Written instruction: Count how many lines below contain the word "with", then give that number alone.
----- Data for this task
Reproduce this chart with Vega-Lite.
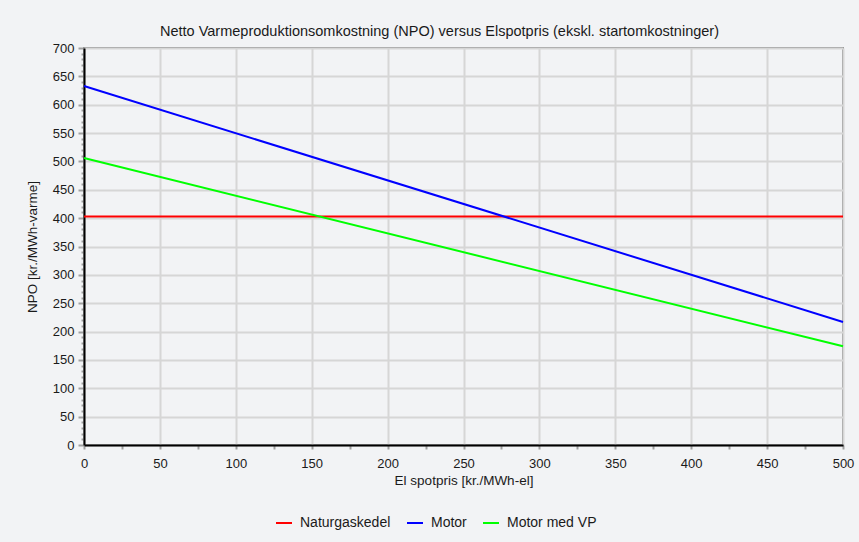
{
  "$schema": "https://vega.github.io/schema/vega-lite/v6.json",
  "width": 759,
  "height": 397,
  "autosize": "none",
  "padding": {"left": 84, "top": 48, "right": 16, "bottom": 97},
  "background": "#f2f3f5",
  "title": {
    "text": "Netto Varmeproduktionsomkostning (NPO) versus Elspotpris (ekskl. startomkostninger)",
    "font": "Liberation Sans",
    "fontSize": 14.5,
    "fontWeight": "normal",
    "color": "#1a1a1a",
    "anchor": "middle",
    "dx": -24,
    "offset": 3
  },
  "config": {
    "view": {"stroke": "#8a8a8a", "strokeWidth": 2},
    "axis": {
      "labelFont": "Liberation Sans",
      "labelFontSize": 13,
      "labelColor": "#1a1a1a",
      "titleFont": "Liberation Sans",
      "titleFontSize": 13.5,
      "titleFontWeight": "normal",
      "titleColor": "#1a1a1a",
      "domainColor": "#000000",
      "domainWidth": 2,
      "gridColor": "#d6d6d6",
      "gridWidth": 2,
      "tickColor": "#a0a0a0",
      "tickWidth": 2,
      "labelOverlap": false,
      "labelFlush": false
    },
    "legend": {
      "labelFont": "Liberation Sans",
      "labelFontSize": 14,
      "labelColor": "#1a1a1a",
      "padding": 0
    }
  },
  "data": {
    "values": [
      {"series": "Naturgaskedel", "pris": 0, "npo": 403},
      {"series": "Naturgaskedel", "pris": 500, "npo": 403},
      {"series": "Motor", "pris": 0, "npo": 633},
      {"series": "Motor", "pris": 500, "npo": 217},
      {"series": "Motor med VP", "pris": 0, "npo": 506},
      {"series": "Motor med VP", "pris": 500, "npo": 174}
    ]
  },
  "mark": {"type": "line", "strokeWidth": 2},
  "encoding": {
    "x": {
      "field": "pris",
      "type": "quantitative",
      "scale": {"domain": [0, 500], "nice": false, "zero": false},
      "axis": {
        "title": "El spotpris [kr./MWh-el]",
        "values": [0,25,50,75,100,125,150,175,200,225,250,275,300,325,350,375,400,425,450,475,500],
        "labelExpr": "datum.value % 50 === 0 ? datum.label : ''",
        "gridOpacity": {"condition": {"test": "datum.value % 50 === 0", "value": 1}, "value": 0},
        "tickSize": 4,
        "labelPadding": 8,
        "titlePadding": 3
      }
    },
    "y": {
      "field": "npo",
      "type": "quantitative",
      "scale": {"domain": [0, 700], "nice": false},
      "axis": {
        "title": "NPO [kr./MWh-varme]",
        "values": [0,10,20,30,40,50,60,70,80,90,100,110,120,130,140,150,160,170,180,190,200,210,220,230,240,250,260,270,280,290,300,310,320,330,340,350,360,370,380,390,400,410,420,430,440,450,460,470,480,490,500,510,520,530,540,550,560,570,580,590,600,610,620,630,640,650,660,670,680,690,700],
        "labelExpr": "datum.value % 50 === 0 ? datum.label : ''",
        "gridOpacity": {"condition": {"test": "datum.value % 50 === 0", "value": 1}, "value": 0},
        "tickSize": {"condition": {"test": "datum.value % 50 === 0", "value": 6}, "value": 3},
        "labelPadding": 4,
        "titlePadding": 13
      }
    },
    "color": {
      "field": "series",
      "type": "nominal",
      "scale": {
        "domain": ["Naturgaskedel", "Motor", "Motor med VP"],
        "range": ["#ff0000", "#0000ff", "#00ff00"]
      },
      "legend": {
        "title": null,
        "orient": "none",
        "legendX": 191,
        "legendY": 466,
        "direction": "horizontal",
        "symbolType": "stroke",
        "symbolSize": 256,
        "symbolStrokeWidth": 2,
        "labelOffset": 7,
        "columnPadding": 12
      }
    }
  }
}
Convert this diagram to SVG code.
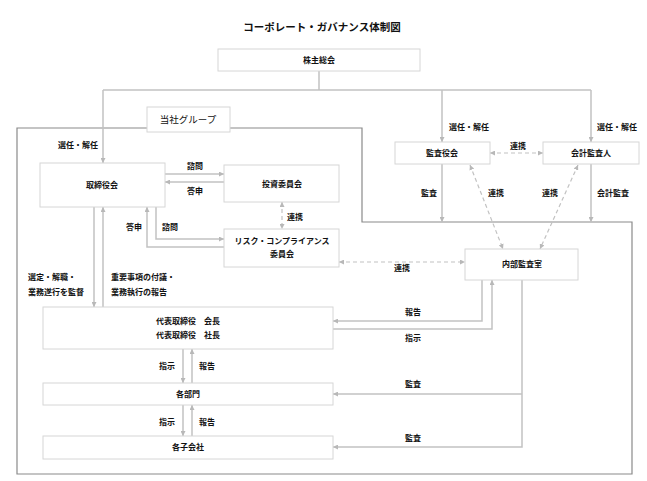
<svg xmlns="http://www.w3.org/2000/svg" width="647" height="481" viewBox="0 0 647 481">
<style>
  text { font-family: "Noto Sans CJK JP", "Noto Sans", sans-serif; fill: #111; }
  .t { font-size: 8px; font-weight: bold; }
  .c { text-anchor: middle; }
  .title { font-size: 10.5px; text-anchor: middle; font-weight: bold; }
  .box { fill: #fff; stroke: #d6d6d6; stroke-width: 1; }
  .ln { fill: none; stroke: #c2c2c2; stroke-width: 1.5; }
  .ds { fill: none; stroke: #c2c2c2; stroke-width: 1.2; stroke-dasharray: 4 3; }
  .frame { fill: none; stroke: #8a8a8a; stroke-width: 1.2; }
</style>
<defs>
  <marker id="arr" viewBox="0 0 6 6" refX="6" refY="3" markerWidth="5" markerHeight="5" markerUnits="userSpaceOnUse" orient="auto-start-reverse">
    <path d="M0,0 L6,3 L0,6 z" fill="#b8b8b8"/>
  </marker>
</defs>
<rect width="647" height="481" fill="#fff"/>
<text class="title" x="322" y="31">コーポレート・ガバナンス体制図</text>

<path class="frame" d="M147,128 H17 V474 H632 V222 H362 V128 H230"/>

<g id="connectors">
  <path class="ln" d="M319,71 V90 M103,90 H591"/>
  <path class="ln" d="M103,90 V163" marker-end="url(#arr)"/>
  <path class="ln" d="M442,90 V142" marker-end="url(#arr)"/>
  <path class="ln" d="M591,90 V142" marker-end="url(#arr)"/>
  <path class="ln" d="M165,174 H224" marker-end="url(#arr)"/>
  <path class="ln" d="M224,182 H165" marker-end="url(#arr)"/>
  <path class="ds" d="M282,202 V229" marker-start="url(#arr)" marker-end="url(#arr)"/>
  <path class="ln" d="M156,207 V239 H224" marker-end="url(#arr)"/>
  <path class="ln" d="M224,247 H147 V207" marker-end="url(#arr)"/>
  <path class="ln" d="M94,207 V307" marker-end="url(#arr)"/>
  <path class="ln" d="M103,307 V207" marker-end="url(#arr)"/>
  <path class="ln" d="M183,349 V383" marker-end="url(#arr)"/>
  <path class="ln" d="M192,383 V349" marker-end="url(#arr)"/>
  <path class="ln" d="M183,405 V436" marker-end="url(#arr)"/>
  <path class="ln" d="M192,436 V405" marker-end="url(#arr)"/>
  <path class="ds" d="M490,153 H543" marker-start="url(#arr)" marker-end="url(#arr)"/>
  <path class="ln" d="M442,164 V222" marker-end="url(#arr)"/>
  <path class="ln" d="M591,164 V222" marker-end="url(#arr)"/>
  <path class="ds" d="M470,165 L503,249" marker-start="url(#arr)" marker-end="url(#arr)"/>
  <path class="ds" d="M578,165 L540,249" marker-start="url(#arr)" marker-end="url(#arr)"/>
  <path class="ds" d="M339,262 H465" marker-start="url(#arr)" marker-end="url(#arr)"/>
  <path class="ln" d="M482,280 V321 H333" marker-end="url(#arr)"/>
  <path class="ln" d="M333,329 H492 V280" marker-end="url(#arr)"/>
  <path class="ln" d="M522,280 V447 H333" marker-end="url(#arr)"/>
  <path class="ln" d="M522,394 H333" marker-end="url(#arr)"/>
</g>

<g id="labels">
  <text class="t" x="78" y="148" text-anchor="middle">選任・解任</text>
  <text class="t" x="469" y="130" text-anchor="middle">選任・解任</text>
  <text class="t" x="617" y="130" text-anchor="middle">選任・解任</text>
  <text class="t c" x="195" y="169">諮問</text>
  <text class="t c" x="195" y="194">答申</text>
  <text class="t c" x="295" y="220">連携</text>
  <text class="t c" x="134" y="230">答申</text>
  <text class="t c" x="170" y="230">諮問</text>
  <text class="t" x="28" y="280">選定・解職・</text>
  <text class="t" x="28" y="295">業務遂行を監督</text>
  <text class="t" x="111" y="280">重要事項の付議・</text>
  <text class="t" x="111" y="295">業務執行の報告</text>
  <text class="t c" x="518" y="149">連携</text>
  <text class="t c" x="429" y="196">監査</text>
  <text class="t c" x="496" y="196">連携</text>
  <text class="t c" x="550" y="196">連携</text>
  <text class="t c" x="613" y="196">会計監査</text>
  <text class="t c" x="402" y="271">連携</text>
  <text class="t c" x="413" y="315">報告</text>
  <text class="t c" x="413" y="341">指示</text>
  <text class="t c" x="167" y="369">指示</text>
  <text class="t c" x="207" y="369">報告</text>
  <text class="t c" x="413" y="387">監査</text>
  <text class="t c" x="167" y="425">指示</text>
  <text class="t c" x="207" y="425">報告</text>
  <text class="t c" x="413" y="441">監査</text>
</g>

<g id="n-shareholders"><rect class="box" x="218" y="49" width="202" height="22"/><text class="t c" x="319" y="63">株主総会</text></g>
<g id="n-group"><rect class="box" x="147" y="107" width="83" height="25"/><text class="c" x="188" y="123" font-size="9.5">当社グループ</text></g>
<g id="n-board"><rect class="box" x="40" y="163" width="125" height="44"/><text class="t c" x="102" y="188">取締役会</text></g>
<g id="n-invest"><rect class="box" x="224" y="165" width="115" height="37"/><text class="t c" x="282" y="187">投資委員会</text></g>
<g id="n-risk"><rect class="box" x="224" y="229" width="115" height="38"/><text class="t c" x="282" y="244">リスク・コンプライアンス</text><text class="t c" x="282" y="257">委員会</text></g>
<g id="n-auditboard"><rect class="box" x="395" y="142" width="95" height="22"/><text class="t c" x="442" y="156">監査役会</text></g>
<g id="n-accountant"><rect class="box" x="543" y="142" width="96" height="22"/><text class="t c" x="591" y="156">会計監査人</text></g>
<g id="n-internal"><rect class="box" x="465" y="249" width="113" height="31"/><text class="t c" x="522" y="267">内部監査室</text></g>
<g id="n-ceo"><rect class="box" x="43" y="307" width="290" height="42"/><text class="t c" x="188" y="324">代表取締役　会長</text><text class="t c" x="188" y="338">代表取締役　社長</text></g>
<g id="n-depts"><rect class="box" x="43" y="383" width="290" height="22"/><text class="t c" x="188" y="397">各部門</text></g>
<g id="n-subs"><rect class="box" x="43" y="436" width="290" height="23"/><text class="t c" x="188" y="450">各子会社</text></g>
</svg>
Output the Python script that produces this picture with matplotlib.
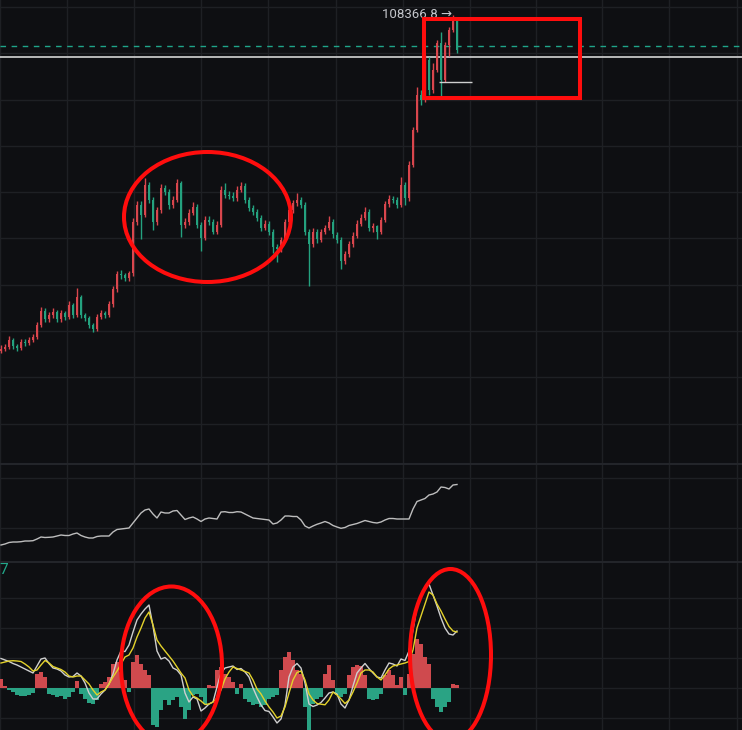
----------
Written solution: 2